* Prompt *
All of the listing below must be repeated word for word. Pictures are the only thing to omit.

--------------------------------

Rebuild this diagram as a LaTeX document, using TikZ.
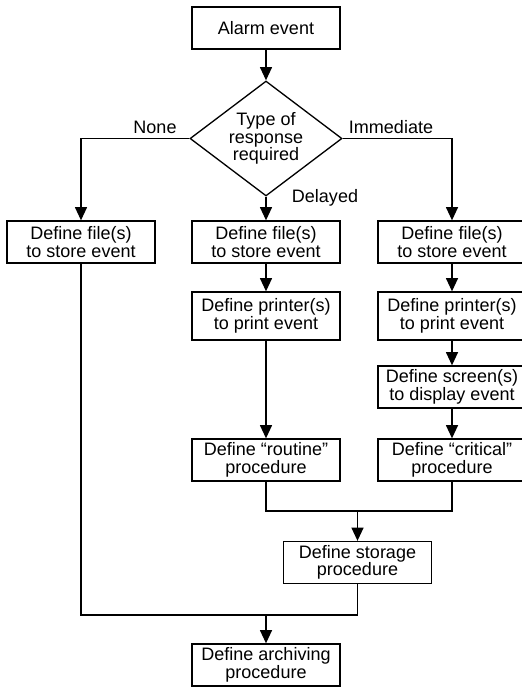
\documentclass[tikz,border=0pt]{standalone}
\usepackage{fontspec}
\setmainfont{Liberation Sans}
\usetikzlibrary{arrows.meta,shapes.geometric}
\newcommand{\flowfont}{\fontsize{10.25}{10}\selectfont}
\tikzset{box/.style={draw=black,fill=white,align=center,minimum width=2.96cm,minimum height=0.84cm,inner sep=2pt,line width=.75pt,font=\flowfont},choice/.style={draw=black,diamond,aspect=1.32,align=center,minimum width=3.04cm,minimum height=2.3cm,inner sep=0pt,line width=.75pt,font=\flowfont},arr/.style={-{Triangle[length=7.5pt,width=6.8pt]},line width=.75pt},link/.style={line width=.75pt},lab/.style={font=\flowfont,inner sep=0pt}}

\begin{document}
\begin{tikzpicture}[x=1cm,y=1cm]
\useasboundingbox (0,0) rectangle (10.42,-13.74);
\node[box] (alarm) at (5.32,-0.56) {Alarm event};
\node[choice] (type) at (5.32,-2.77) {Type of\\response\\required};
\node[box] (fileN) at (1.62,-4.84) {Define file(s)\\to store event};
\node[box] (fileD) at (5.32,-4.84) {Define file(s)\\to store event};
\node[box] (fileI) at (9.04,-4.84) {Define file(s)\\to store event};
\node[box,minimum height=0.96cm] (prnD) at (5.32,-6.32) {Define printer(s)\\to print event};
\node[box,minimum height=0.96cm] (prnI) at (9.04,-6.32) {Define printer(s)\\to print event};
\node[box] (scrI) at (9.04,-7.74) {Define screen(s)\\to display event};
\node[box] (routD) at (5.32,-9.20) {Define “routine”\\procedure};
\node[box] (critI) at (9.04,-9.20) {Define “critical”\\procedure};
\node[box] (store) at (7.15,-11.25) {Define storage\\procedure};
\node[box] (arch) at (5.32,-13.30) {Define archiving\\procedure};
\node[lab] (none) at (3.10,-2.54) {None};
\node[lab] (imm) at (7.82,-2.54) {Immediate};
\node[lab] (del) at (6.50,-3.96) {Delayed};
\coordinate (merge) at (7.15,-10.22);
\coordinate (join) at (5.32,-12.30);
\draw[arr] (alarm) -- (type);
\draw[arr] (type.west) -| (fileN);
\draw[arr] (type) -- (fileD);
\draw[arr] (type.east) -| (fileI);
\draw[arr] (fileD) -- (prnD);
\draw[arr] (prnD) -- (routD);
\draw[arr] (fileI) -- (prnI);
\draw[arr] (prnI) -- (scrI);
\draw[arr] (scrI) -- (critI);
\draw[link] (routD) |- (merge) -| (critI);
\draw[arr] (merge) -- (store);
\draw[link] (fileN) |- (join) -| (store);
\draw[arr] (join) -- (arch);
\end{tikzpicture}
\end{document}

--------------------------------

* Exercise output *
Rebuild this diagram as a LaTeX document, using TikZ.
\documentclass[tikz,border=0pt]{standalone}
\usepackage{fontspec}
\setmainfont{Liberation Sans}
\usetikzlibrary{arrows.meta,shapes.geometric}
\newcommand{\flowfont}{\fontsize{10.25}{10}\selectfont}
\tikzset{box/.style={draw=black,fill=white,align=center,minimum width=2.96cm,minimum height=0.84cm,inner sep=2pt,line width=.75pt,font=\flowfont},choice/.style={draw=black,diamond,aspect=1.32,align=center,minimum width=3.04cm,minimum height=2.3cm,inner sep=0pt,line width=.75pt,font=\flowfont},arr/.style={-{Triangle[length=7.5pt,width=6.8pt]},line width=.75pt},link/.style={line width=.75pt},lab/.style={font=\flowfont,inner sep=0pt}}

\begin{document}
\begin{tikzpicture}[x=1cm,y=1cm]
\useasboundingbox (0,0) rectangle (10.42,-13.74);
\node[box] (alarm) at (5.32,-0.56) {Alarm event};
\node[choice] (type) at (5.32,-2.77) {Type of\\response\\required};
\node[box] (fileN) at (1.62,-4.84) {Define file(s)\\to store event};
\node[box] (fileD) at (5.32,-4.84) {Define file(s)\\to store event};
\node[box] (fileI) at (9.04,-4.84) {Define file(s)\\to store event};
\node[box,minimum height=0.96cm] (prnD) at (5.32,-6.32) {Define printer(s)\\to print event};
\node[box,minimum height=0.96cm] (prnI) at (9.04,-6.32) {Define printer(s)\\to print event};
\node[box] (scrI) at (9.04,-7.74) {Define screen(s)\\to display event};
\node[box] (routD) at (5.32,-9.20) {Define “routine”\\procedure};
\node[box] (critI) at (9.04,-9.20) {Define “critical”\\procedure};
\node[box] (store) at (7.15,-11.25) {Define storage\\procedure};
\node[box] (arch) at (5.32,-13.30) {Define archiving\\procedure};
\node[lab] (none) at (3.10,-2.54) {None};
\node[lab] (imm) at (7.82,-2.54) {Immediate};
\node[lab] (del) at (6.50,-3.96) {Delayed};
\coordinate (merge) at (7.15,-10.22);
\coordinate (join) at (5.32,-12.30);
\draw[arr] (alarm) -- (type);
\draw[arr] (type.west) -| (fileN);
\draw[arr] (type) -- (fileD);
\draw[arr] (type.east) -| (fileI);
\draw[arr] (fileD) -- (prnD);
\draw[arr] (prnD) -- (routD);
\draw[arr] (fileI) -- (prnI);
\draw[arr] (prnI) -- (scrI);
\draw[arr] (scrI) -- (critI);
\draw[link] (routD) |- (merge) -| (critI);
\draw[arr] (merge) -- (store);
\draw[link] (fileN) |- (join) -| (store);
\draw[arr] (join) -- (arch);
\end{tikzpicture}
\end{document}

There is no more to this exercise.